Charts and diagrams as code:
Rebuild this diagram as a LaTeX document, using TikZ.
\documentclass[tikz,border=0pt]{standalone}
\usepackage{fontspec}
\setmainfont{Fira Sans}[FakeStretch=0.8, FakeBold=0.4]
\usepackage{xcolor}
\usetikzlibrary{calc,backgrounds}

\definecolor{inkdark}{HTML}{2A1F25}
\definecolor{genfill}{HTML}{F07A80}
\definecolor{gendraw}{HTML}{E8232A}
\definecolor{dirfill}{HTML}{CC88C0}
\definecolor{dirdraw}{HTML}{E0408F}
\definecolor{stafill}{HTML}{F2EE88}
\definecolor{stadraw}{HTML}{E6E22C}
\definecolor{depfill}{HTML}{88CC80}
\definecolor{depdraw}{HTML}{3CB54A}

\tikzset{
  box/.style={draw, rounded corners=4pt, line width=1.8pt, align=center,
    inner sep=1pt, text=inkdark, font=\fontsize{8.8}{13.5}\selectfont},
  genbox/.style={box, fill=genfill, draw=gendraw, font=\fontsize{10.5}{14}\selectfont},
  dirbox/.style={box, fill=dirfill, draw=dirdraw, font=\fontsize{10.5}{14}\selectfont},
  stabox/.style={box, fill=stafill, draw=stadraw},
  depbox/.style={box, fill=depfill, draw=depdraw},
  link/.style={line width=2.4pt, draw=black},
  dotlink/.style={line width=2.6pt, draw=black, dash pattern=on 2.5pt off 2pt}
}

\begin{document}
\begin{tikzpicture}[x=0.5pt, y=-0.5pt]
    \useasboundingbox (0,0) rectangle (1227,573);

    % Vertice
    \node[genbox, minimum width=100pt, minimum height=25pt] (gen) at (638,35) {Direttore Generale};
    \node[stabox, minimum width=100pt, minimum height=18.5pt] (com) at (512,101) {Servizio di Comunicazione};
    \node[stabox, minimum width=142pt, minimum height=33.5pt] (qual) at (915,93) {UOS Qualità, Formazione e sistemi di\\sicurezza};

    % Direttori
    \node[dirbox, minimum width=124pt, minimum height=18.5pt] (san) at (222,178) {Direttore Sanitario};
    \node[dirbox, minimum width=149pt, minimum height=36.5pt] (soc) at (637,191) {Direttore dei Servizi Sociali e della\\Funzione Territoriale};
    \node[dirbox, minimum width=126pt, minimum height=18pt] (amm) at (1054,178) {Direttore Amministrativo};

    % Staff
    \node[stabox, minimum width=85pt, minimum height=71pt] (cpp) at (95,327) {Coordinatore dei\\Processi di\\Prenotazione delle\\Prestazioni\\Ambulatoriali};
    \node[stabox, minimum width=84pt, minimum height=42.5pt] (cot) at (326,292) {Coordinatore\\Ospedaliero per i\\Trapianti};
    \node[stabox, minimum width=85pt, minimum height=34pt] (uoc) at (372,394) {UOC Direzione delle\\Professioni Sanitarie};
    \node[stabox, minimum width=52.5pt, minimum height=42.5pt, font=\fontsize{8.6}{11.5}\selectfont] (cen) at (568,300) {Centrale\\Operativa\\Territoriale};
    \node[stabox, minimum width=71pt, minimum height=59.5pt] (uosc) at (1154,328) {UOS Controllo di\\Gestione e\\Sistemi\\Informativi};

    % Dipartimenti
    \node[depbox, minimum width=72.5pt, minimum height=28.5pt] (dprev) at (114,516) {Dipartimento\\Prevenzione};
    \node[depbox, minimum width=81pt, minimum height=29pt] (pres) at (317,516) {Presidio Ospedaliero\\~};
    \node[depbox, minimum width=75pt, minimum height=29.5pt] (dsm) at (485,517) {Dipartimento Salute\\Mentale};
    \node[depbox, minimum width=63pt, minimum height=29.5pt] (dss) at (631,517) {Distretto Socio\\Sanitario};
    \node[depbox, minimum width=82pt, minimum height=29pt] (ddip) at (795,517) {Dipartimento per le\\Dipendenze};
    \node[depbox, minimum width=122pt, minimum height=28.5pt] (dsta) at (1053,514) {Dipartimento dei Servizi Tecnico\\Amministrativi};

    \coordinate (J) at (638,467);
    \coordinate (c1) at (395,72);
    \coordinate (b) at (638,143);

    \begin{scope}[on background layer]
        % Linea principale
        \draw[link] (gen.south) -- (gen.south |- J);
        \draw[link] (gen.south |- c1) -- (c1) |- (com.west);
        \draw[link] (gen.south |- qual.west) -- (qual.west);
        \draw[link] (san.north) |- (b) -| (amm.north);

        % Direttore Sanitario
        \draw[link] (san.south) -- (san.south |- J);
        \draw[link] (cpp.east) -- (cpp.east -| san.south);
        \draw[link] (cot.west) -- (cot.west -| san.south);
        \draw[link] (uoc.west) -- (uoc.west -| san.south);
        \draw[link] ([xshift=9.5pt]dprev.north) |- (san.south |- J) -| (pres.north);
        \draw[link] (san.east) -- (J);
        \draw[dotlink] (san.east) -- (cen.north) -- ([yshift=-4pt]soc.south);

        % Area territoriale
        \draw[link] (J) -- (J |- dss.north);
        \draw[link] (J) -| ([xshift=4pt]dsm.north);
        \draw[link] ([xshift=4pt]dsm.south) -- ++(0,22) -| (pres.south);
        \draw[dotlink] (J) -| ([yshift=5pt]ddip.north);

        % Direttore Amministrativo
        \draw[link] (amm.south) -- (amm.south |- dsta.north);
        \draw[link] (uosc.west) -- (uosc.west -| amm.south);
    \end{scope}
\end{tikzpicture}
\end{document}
==
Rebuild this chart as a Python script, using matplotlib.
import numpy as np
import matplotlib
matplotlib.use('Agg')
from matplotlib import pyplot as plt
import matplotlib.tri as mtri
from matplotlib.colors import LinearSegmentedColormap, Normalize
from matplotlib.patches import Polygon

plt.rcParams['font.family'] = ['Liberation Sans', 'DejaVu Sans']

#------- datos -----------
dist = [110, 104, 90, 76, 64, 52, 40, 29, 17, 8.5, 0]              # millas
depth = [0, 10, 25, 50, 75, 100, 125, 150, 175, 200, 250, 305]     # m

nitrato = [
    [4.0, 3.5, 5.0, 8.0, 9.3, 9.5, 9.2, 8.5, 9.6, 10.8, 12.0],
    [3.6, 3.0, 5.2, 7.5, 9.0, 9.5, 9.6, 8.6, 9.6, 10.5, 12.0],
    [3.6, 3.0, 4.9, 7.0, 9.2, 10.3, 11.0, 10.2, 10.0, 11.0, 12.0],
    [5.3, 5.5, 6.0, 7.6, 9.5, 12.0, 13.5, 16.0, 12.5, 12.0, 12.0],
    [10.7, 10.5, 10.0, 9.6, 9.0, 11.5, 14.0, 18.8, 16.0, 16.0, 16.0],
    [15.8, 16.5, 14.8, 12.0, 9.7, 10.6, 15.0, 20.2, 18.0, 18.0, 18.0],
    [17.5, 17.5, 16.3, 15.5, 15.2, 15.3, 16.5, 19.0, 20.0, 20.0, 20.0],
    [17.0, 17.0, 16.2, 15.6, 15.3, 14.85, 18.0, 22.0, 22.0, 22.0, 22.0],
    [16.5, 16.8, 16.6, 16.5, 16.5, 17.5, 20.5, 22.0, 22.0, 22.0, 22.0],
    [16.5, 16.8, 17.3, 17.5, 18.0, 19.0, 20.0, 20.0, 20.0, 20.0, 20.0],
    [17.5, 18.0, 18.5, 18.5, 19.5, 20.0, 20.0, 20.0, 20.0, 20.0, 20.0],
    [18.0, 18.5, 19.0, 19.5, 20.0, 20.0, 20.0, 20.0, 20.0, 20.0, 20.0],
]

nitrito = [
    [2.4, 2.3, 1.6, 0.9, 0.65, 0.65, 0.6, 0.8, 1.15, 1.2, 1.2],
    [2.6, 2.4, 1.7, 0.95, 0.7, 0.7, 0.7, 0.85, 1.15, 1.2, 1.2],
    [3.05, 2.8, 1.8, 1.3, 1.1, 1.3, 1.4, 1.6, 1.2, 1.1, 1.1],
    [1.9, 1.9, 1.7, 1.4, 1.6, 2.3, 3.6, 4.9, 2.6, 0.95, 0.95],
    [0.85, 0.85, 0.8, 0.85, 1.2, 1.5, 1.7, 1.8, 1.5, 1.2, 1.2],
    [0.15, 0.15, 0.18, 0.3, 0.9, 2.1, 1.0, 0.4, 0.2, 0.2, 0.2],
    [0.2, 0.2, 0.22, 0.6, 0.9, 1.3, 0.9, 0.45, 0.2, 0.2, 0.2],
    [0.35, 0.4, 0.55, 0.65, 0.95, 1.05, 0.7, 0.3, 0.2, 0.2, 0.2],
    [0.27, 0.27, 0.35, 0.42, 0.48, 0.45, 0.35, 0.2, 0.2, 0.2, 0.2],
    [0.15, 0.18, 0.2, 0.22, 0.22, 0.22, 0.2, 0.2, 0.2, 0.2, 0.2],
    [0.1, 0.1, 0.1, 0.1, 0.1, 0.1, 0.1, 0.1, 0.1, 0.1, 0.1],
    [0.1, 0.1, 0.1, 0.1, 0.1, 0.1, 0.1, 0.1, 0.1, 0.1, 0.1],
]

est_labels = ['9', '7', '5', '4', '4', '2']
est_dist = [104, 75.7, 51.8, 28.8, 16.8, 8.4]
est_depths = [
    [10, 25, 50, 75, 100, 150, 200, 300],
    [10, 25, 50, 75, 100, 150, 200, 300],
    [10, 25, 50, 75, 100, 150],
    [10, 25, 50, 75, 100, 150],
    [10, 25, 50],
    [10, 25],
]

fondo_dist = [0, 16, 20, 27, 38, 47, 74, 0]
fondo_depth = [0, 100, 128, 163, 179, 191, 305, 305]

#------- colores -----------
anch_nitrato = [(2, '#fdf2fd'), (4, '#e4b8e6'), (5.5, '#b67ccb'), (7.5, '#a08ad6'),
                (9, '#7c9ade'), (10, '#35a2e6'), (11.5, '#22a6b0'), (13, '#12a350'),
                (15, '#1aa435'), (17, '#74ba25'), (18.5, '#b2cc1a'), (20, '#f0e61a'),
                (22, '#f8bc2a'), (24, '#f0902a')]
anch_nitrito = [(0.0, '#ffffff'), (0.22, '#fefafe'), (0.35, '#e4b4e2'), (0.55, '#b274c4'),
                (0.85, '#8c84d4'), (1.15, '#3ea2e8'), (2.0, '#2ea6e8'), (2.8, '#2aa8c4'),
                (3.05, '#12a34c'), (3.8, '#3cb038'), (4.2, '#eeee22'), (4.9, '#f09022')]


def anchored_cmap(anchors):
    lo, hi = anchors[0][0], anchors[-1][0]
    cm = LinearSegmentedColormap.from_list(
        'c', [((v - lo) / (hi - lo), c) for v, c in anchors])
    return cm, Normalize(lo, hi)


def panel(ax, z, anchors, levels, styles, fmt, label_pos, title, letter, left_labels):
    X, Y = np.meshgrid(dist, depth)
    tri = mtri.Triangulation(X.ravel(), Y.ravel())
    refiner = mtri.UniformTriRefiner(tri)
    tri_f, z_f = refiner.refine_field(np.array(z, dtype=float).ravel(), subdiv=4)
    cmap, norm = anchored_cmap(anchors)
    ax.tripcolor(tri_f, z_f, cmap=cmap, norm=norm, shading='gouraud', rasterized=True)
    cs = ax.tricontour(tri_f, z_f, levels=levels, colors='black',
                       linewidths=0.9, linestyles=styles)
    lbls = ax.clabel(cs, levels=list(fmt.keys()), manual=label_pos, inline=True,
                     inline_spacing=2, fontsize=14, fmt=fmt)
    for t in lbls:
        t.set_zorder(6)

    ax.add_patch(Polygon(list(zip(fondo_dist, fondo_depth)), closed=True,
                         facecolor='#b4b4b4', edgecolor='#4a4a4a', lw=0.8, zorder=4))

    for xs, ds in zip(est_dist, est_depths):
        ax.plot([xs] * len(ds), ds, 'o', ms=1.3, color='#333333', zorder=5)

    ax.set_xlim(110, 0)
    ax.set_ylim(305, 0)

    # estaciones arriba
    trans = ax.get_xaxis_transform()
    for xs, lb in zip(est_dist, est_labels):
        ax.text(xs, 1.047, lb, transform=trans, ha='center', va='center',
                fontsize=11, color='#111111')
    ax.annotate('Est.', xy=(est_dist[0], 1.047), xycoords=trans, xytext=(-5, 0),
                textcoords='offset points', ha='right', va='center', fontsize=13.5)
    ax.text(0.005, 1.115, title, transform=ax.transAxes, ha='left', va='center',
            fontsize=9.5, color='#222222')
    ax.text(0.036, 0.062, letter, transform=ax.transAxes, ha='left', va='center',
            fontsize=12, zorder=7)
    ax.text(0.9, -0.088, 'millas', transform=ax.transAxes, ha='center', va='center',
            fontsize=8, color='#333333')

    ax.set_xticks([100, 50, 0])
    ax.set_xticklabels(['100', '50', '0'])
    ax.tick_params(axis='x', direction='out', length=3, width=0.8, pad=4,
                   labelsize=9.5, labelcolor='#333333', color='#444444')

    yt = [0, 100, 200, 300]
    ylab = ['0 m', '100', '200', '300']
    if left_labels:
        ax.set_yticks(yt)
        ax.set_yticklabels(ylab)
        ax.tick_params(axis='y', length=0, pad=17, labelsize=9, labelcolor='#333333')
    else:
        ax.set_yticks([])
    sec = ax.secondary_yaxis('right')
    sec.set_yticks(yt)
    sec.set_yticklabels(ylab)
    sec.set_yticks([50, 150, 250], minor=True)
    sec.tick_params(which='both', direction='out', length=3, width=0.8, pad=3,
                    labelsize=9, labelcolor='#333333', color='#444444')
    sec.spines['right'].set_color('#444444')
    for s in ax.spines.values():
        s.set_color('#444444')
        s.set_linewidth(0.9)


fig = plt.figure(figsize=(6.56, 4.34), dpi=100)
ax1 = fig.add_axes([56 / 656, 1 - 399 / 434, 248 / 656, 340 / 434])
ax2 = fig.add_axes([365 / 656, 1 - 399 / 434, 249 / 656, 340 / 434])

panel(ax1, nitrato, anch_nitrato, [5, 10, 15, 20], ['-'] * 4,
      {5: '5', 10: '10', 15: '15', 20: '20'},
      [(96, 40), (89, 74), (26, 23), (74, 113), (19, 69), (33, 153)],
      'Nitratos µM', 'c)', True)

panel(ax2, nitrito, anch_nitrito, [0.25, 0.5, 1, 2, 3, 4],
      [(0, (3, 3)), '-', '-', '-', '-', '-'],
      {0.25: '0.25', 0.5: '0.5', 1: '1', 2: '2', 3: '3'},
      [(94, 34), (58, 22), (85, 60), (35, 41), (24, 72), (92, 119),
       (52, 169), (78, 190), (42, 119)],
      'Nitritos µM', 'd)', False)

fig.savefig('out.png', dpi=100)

#### TASK
Find the word "this" in the records and pull out each line that has it.

#### CORRECT RESULT
Rebuild this diagram as a LaTeX document, using TikZ.
Rebuild this chart as a Python script, using matplotlib.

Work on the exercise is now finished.